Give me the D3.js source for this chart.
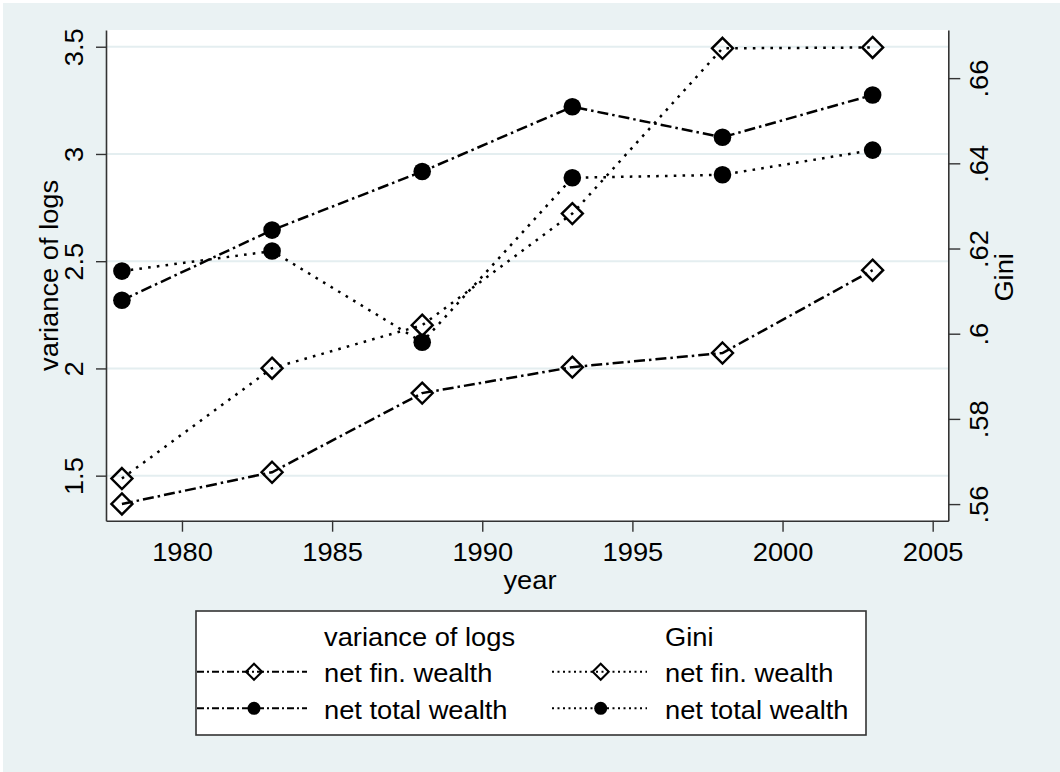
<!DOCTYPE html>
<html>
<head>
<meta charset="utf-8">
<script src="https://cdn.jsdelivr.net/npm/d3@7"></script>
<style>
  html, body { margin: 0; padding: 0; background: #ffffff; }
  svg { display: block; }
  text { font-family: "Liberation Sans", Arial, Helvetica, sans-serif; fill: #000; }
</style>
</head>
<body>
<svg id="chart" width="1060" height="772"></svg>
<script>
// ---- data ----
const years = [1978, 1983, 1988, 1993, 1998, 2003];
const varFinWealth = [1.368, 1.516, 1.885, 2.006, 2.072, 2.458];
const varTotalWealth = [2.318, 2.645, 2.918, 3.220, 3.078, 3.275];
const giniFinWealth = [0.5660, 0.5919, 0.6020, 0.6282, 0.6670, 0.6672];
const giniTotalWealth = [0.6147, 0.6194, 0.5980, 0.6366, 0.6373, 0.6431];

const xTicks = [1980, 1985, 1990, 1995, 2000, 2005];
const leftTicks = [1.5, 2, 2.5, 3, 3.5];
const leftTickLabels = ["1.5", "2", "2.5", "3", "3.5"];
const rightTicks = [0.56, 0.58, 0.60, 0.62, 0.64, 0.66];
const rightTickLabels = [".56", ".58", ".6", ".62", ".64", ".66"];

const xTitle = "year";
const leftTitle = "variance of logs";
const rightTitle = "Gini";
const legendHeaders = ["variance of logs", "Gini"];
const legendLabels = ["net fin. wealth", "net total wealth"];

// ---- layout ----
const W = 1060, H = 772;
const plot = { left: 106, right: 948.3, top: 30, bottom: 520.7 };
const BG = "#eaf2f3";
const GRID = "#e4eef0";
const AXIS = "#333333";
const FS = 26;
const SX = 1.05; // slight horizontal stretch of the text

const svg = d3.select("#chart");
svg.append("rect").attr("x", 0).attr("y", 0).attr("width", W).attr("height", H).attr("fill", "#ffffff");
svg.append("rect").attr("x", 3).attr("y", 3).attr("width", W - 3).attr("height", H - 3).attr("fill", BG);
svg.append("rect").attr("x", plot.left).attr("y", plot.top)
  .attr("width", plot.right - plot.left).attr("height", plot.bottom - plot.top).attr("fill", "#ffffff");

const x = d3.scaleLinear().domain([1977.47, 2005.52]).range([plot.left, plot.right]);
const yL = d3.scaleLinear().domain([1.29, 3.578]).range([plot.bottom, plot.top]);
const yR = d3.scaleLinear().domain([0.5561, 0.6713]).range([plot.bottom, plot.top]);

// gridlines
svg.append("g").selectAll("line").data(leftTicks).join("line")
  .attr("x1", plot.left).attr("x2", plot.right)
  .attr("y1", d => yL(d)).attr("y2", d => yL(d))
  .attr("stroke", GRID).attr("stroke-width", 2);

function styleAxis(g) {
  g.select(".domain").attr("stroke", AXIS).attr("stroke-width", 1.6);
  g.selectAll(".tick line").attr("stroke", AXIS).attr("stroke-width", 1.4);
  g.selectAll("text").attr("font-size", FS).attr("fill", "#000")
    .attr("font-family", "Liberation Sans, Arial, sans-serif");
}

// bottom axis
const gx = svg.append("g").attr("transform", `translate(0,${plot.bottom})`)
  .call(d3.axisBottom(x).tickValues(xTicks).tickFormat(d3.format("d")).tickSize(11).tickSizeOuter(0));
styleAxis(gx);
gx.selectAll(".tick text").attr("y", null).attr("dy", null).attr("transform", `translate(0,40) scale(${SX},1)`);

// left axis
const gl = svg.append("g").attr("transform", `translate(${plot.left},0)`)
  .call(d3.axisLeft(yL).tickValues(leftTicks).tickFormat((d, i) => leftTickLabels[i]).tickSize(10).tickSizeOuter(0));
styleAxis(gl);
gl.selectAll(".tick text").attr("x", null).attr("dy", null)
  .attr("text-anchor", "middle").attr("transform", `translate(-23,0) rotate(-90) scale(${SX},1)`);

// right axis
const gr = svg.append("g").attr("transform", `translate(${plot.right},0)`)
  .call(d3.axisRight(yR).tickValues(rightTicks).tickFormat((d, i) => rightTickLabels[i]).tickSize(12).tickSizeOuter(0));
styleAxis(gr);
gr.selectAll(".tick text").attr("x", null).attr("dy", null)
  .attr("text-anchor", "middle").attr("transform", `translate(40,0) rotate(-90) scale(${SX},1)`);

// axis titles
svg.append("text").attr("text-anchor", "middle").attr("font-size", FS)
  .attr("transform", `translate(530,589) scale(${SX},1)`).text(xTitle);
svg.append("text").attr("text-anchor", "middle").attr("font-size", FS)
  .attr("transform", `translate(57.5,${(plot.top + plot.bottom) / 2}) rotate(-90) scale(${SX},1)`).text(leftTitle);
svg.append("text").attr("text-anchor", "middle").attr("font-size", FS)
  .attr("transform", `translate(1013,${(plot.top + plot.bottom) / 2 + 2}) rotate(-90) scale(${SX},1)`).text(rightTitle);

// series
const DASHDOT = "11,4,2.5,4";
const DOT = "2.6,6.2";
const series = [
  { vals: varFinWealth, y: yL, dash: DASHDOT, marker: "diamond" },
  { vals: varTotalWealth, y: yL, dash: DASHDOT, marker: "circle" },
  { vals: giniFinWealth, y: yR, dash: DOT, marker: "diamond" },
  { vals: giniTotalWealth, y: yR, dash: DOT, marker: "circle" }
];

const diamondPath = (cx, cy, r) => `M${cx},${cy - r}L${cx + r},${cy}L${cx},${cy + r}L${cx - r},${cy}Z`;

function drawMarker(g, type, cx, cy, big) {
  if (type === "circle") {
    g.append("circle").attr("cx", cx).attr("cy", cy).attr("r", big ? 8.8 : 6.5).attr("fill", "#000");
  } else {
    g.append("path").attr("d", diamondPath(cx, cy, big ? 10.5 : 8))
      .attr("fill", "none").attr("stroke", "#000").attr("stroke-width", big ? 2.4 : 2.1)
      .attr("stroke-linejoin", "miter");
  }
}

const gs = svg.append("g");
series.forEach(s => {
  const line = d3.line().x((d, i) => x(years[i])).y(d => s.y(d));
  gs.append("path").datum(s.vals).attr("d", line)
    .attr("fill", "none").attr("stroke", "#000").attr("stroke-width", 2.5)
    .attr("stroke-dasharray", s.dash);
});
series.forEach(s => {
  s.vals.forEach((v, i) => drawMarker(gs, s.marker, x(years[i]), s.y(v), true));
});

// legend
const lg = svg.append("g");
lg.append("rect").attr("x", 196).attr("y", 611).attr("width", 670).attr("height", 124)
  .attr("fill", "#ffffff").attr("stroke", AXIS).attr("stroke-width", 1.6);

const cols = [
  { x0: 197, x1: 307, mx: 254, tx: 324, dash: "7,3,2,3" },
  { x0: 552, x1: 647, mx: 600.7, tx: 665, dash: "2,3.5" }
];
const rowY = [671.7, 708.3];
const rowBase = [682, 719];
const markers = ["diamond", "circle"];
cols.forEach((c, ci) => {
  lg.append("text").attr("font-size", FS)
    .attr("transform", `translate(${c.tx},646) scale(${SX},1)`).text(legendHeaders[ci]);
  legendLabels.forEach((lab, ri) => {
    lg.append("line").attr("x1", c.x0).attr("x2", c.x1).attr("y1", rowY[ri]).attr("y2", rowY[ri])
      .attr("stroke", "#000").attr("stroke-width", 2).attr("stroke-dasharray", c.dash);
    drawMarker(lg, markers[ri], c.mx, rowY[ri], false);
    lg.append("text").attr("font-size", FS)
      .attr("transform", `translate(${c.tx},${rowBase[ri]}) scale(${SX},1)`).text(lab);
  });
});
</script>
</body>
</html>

+++

Exclude the images and reproduce the remaining data exactly.

Answer to the problem –
Give me the D3.js source for this chart.
<!DOCTYPE html>
<html>
<head>
<meta charset="utf-8">
<script src="https://cdn.jsdelivr.net/npm/d3@7"></script>
<style>
  html, body { margin: 0; padding: 0; background: #ffffff; }
  svg { display: block; }
  text { font-family: "Liberation Sans", Arial, Helvetica, sans-serif; fill: #000; }
</style>
</head>
<body>
<svg id="chart" width="1060" height="772"></svg>
<script>
// ---- data ----
const years = [1978, 1983, 1988, 1993, 1998, 2003];
const varFinWealth = [1.368, 1.516, 1.885, 2.006, 2.072, 2.458];
const varTotalWealth = [2.318, 2.645, 2.918, 3.220, 3.078, 3.275];
const giniFinWealth = [0.5660, 0.5919, 0.6020, 0.6282, 0.6670, 0.6672];
const giniTotalWealth = [0.6147, 0.6194, 0.5980, 0.6366, 0.6373, 0.6431];

const xTicks = [1980, 1985, 1990, 1995, 2000, 2005];
const leftTicks = [1.5, 2, 2.5, 3, 3.5];
const leftTickLabels = ["1.5", "2", "2.5", "3", "3.5"];
const rightTicks = [0.56, 0.58, 0.60, 0.62, 0.64, 0.66];
const rightTickLabels = [".56", ".58", ".6", ".62", ".64", ".66"];

const xTitle = "year";
const leftTitle = "variance of logs";
const rightTitle = "Gini";
const legendHeaders = ["variance of logs", "Gini"];
const legendLabels = ["net fin. wealth", "net total wealth"];

// ---- layout ----
const W = 1060, H = 772;
const plot = { left: 106, right: 948.3, top: 30, bottom: 520.7 };
const BG = "#eaf2f3";
const GRID = "#e4eef0";
const AXIS = "#333333";
const FS = 26;
const SX = 1.05; // slight horizontal stretch of the text

const svg = d3.select("#chart");
svg.append("rect").attr("x", 0).attr("y", 0).attr("width", W).attr("height", H).attr("fill", "#ffffff");
svg.append("rect").attr("x", 3).attr("y", 3).attr("width", W - 3).attr("height", H - 3).attr("fill", BG);
svg.append("rect").attr("x", plot.left).attr("y", plot.top)
  .attr("width", plot.right - plot.left).attr("height", plot.bottom - plot.top).attr("fill", "#ffffff");

const x = d3.scaleLinear().domain([1977.47, 2005.52]).range([plot.left, plot.right]);
const yL = d3.scaleLinear().domain([1.29, 3.578]).range([plot.bottom, plot.top]);
const yR = d3.scaleLinear().domain([0.5561, 0.6713]).range([plot.bottom, plot.top]);

// gridlines
svg.append("g").selectAll("line").data(leftTicks).join("line")
  .attr("x1", plot.left).attr("x2", plot.right)
  .attr("y1", d => yL(d)).attr("y2", d => yL(d))
  .attr("stroke", GRID).attr("stroke-width", 2);

function styleAxis(g) {
  g.select(".domain").attr("stroke", AXIS).attr("stroke-width", 1.6);
  g.selectAll(".tick line").attr("stroke", AXIS).attr("stroke-width", 1.4);
  g.selectAll("text").attr("font-size", FS).attr("fill", "#000")
    .attr("font-family", "Liberation Sans, Arial, sans-serif");
}

// bottom axis
const gx = svg.append("g").attr("transform", `translate(0,${plot.bottom})`)
  .call(d3.axisBottom(x).tickValues(xTicks).tickFormat(d3.format("d")).tickSize(11).tickSizeOuter(0));
styleAxis(gx);
gx.selectAll(".tick text").attr("y", null).attr("dy", null).attr("transform", `translate(0,40) scale(${SX},1)`);

// left axis
const gl = svg.append("g").attr("transform", `translate(${plot.left},0)`)
  .call(d3.axisLeft(yL).tickValues(leftTicks).tickFormat((d, i) => leftTickLabels[i]).tickSize(10).tickSizeOuter(0));
styleAxis(gl);
gl.selectAll(".tick text").attr("x", null).attr("dy", null)
  .attr("text-anchor", "middle").attr("transform", `translate(-23,0) rotate(-90) scale(${SX},1)`);

// right axis
const gr = svg.append("g").attr("transform", `translate(${plot.right},0)`)
  .call(d3.axisRight(yR).tickValues(rightTicks).tickFormat((d, i) => rightTickLabels[i]).tickSize(12).tickSizeOuter(0));
styleAxis(gr);
gr.selectAll(".tick text").attr("x", null).attr("dy", null)
  .attr("text-anchor", "middle").attr("transform", `translate(40,0) rotate(-90) scale(${SX},1)`);

// axis titles
svg.append("text").attr("text-anchor", "middle").attr("font-size", FS)
  .attr("transform", `translate(530,589) scale(${SX},1)`).text(xTitle);
svg.append("text").attr("text-anchor", "middle").attr("font-size", FS)
  .attr("transform", `translate(57.5,${(plot.top + plot.bottom) / 2}) rotate(-90) scale(${SX},1)`).text(leftTitle);
svg.append("text").attr("text-anchor", "middle").attr("font-size", FS)
  .attr("transform", `translate(1013,${(plot.top + plot.bottom) / 2 + 2}) rotate(-90) scale(${SX},1)`).text(rightTitle);

// series
const DASHDOT = "11,4,2.5,4";
const DOT = "2.6,6.2";
const series = [
  { vals: varFinWealth, y: yL, dash: DASHDOT, marker: "diamond" },
  { vals: varTotalWealth, y: yL, dash: DASHDOT, marker: "circle" },
  { vals: giniFinWealth, y: yR, dash: DOT, marker: "diamond" },
  { vals: giniTotalWealth, y: yR, dash: DOT, marker: "circle" }
];

const diamondPath = (cx, cy, r) => `M${cx},${cy - r}L${cx + r},${cy}L${cx},${cy + r}L${cx - r},${cy}Z`;

function drawMarker(g, type, cx, cy, big) {
  if (type === "circle") {
    g.append("circle").attr("cx", cx).attr("cy", cy).attr("r", big ? 8.8 : 6.5).attr("fill", "#000");
  } else {
    g.append("path").attr("d", diamondPath(cx, cy, big ? 10.5 : 8))
      .attr("fill", "none").attr("stroke", "#000").attr("stroke-width", big ? 2.4 : 2.1)
      .attr("stroke-linejoin", "miter");
  }
}

const gs = svg.append("g");
series.forEach(s => {
  const line = d3.line().x((d, i) => x(years[i])).y(d => s.y(d));
  gs.append("path").datum(s.vals).attr("d", line)
    .attr("fill", "none").attr("stroke", "#000").attr("stroke-width", 2.5)
    .attr("stroke-dasharray", s.dash);
});
series.forEach(s => {
  s.vals.forEach((v, i) => drawMarker(gs, s.marker, x(years[i]), s.y(v), true));
});

// legend
const lg = svg.append("g");
lg.append("rect").attr("x", 196).attr("y", 611).attr("width", 670).attr("height", 124)
  .attr("fill", "#ffffff").attr("stroke", AXIS).attr("stroke-width", 1.6);

const cols = [
  { x0: 197, x1: 307, mx: 254, tx: 324, dash: "7,3,2,3" },
  { x0: 552, x1: 647, mx: 600.7, tx: 665, dash: "2,3.5" }
];
const rowY = [671.7, 708.3];
const rowBase = [682, 719];
const markers = ["diamond", "circle"];
cols.forEach((c, ci) => {
  lg.append("text").attr("font-size", FS)
    .attr("transform", `translate(${c.tx},646) scale(${SX},1)`).text(legendHeaders[ci]);
  legendLabels.forEach((lab, ri) => {
    lg.append("line").attr("x1", c.x0).attr("x2", c.x1).attr("y1", rowY[ri]).attr("y2", rowY[ri])
      .attr("stroke", "#000").attr("stroke-width", 2).attr("stroke-dasharray", c.dash);
    drawMarker(lg, markers[ri], c.mx, rowY[ri], false);
    lg.append("text").attr("font-size", FS)
      .attr("transform", `translate(${c.tx},${rowBase[ri]}) scale(${SX},1)`).text(lab);
  });
});
</script>
</body>
</html>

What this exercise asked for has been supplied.